Is This Auto Coverage Right for You?
If you will be leasing a car or you know that you will owe money on an auto loan for the next few months or years, gap coverage might be something that you are considering. How can you decide if this type of insurance is right for you?
First, consider your lease. If applicable, your lease might require you to have this type of coverage. While it’s less common for leases to require gap coverage, your car lease terms typically specify the types of auto coverage that you are required to have.
If you are not required to have gap coverage, you still may be interested in having it. Signing a car lease is committing to specific payments; an accident could disrupt what you can pay and leave you owing a ton of money in a situation where gap coverage could have helped.
Second, consider whether or not you will be financing your car. If you are financing your car, you should take gap coverage into serious consideration. Should an accident occur before you completely pay off your loan, the chances are high that you would not get enough money in the settlement to pay off your auto loan.

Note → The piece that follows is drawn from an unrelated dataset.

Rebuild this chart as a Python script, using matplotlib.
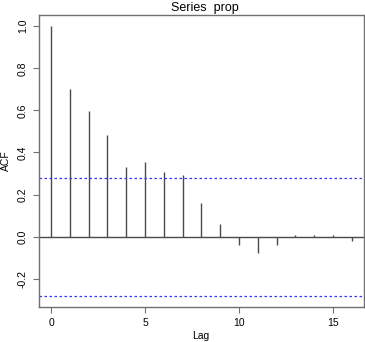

For that reason in and of itself, gap coverage is worth it for those who are financing.
If you are not financing, you do not need this insurance. Having your other basic car insurance, comprehensive or otherwise will cover you if you total your car.
Decode the Myth
The myth of gap insurance can be a hard one to navigate, but you do not need to become overwhelmed by this coverage option. It comes down to these questions:
- Are you financing your car without a large down payment?
- Are you financing a costly car?
- Do you want to avoid the risk of being in-the-hole after an accident?
If you answered yes to any of the questions above, it is worth your time to do further investigation into specific gap coverage options to protect yourself in case of a serious accident.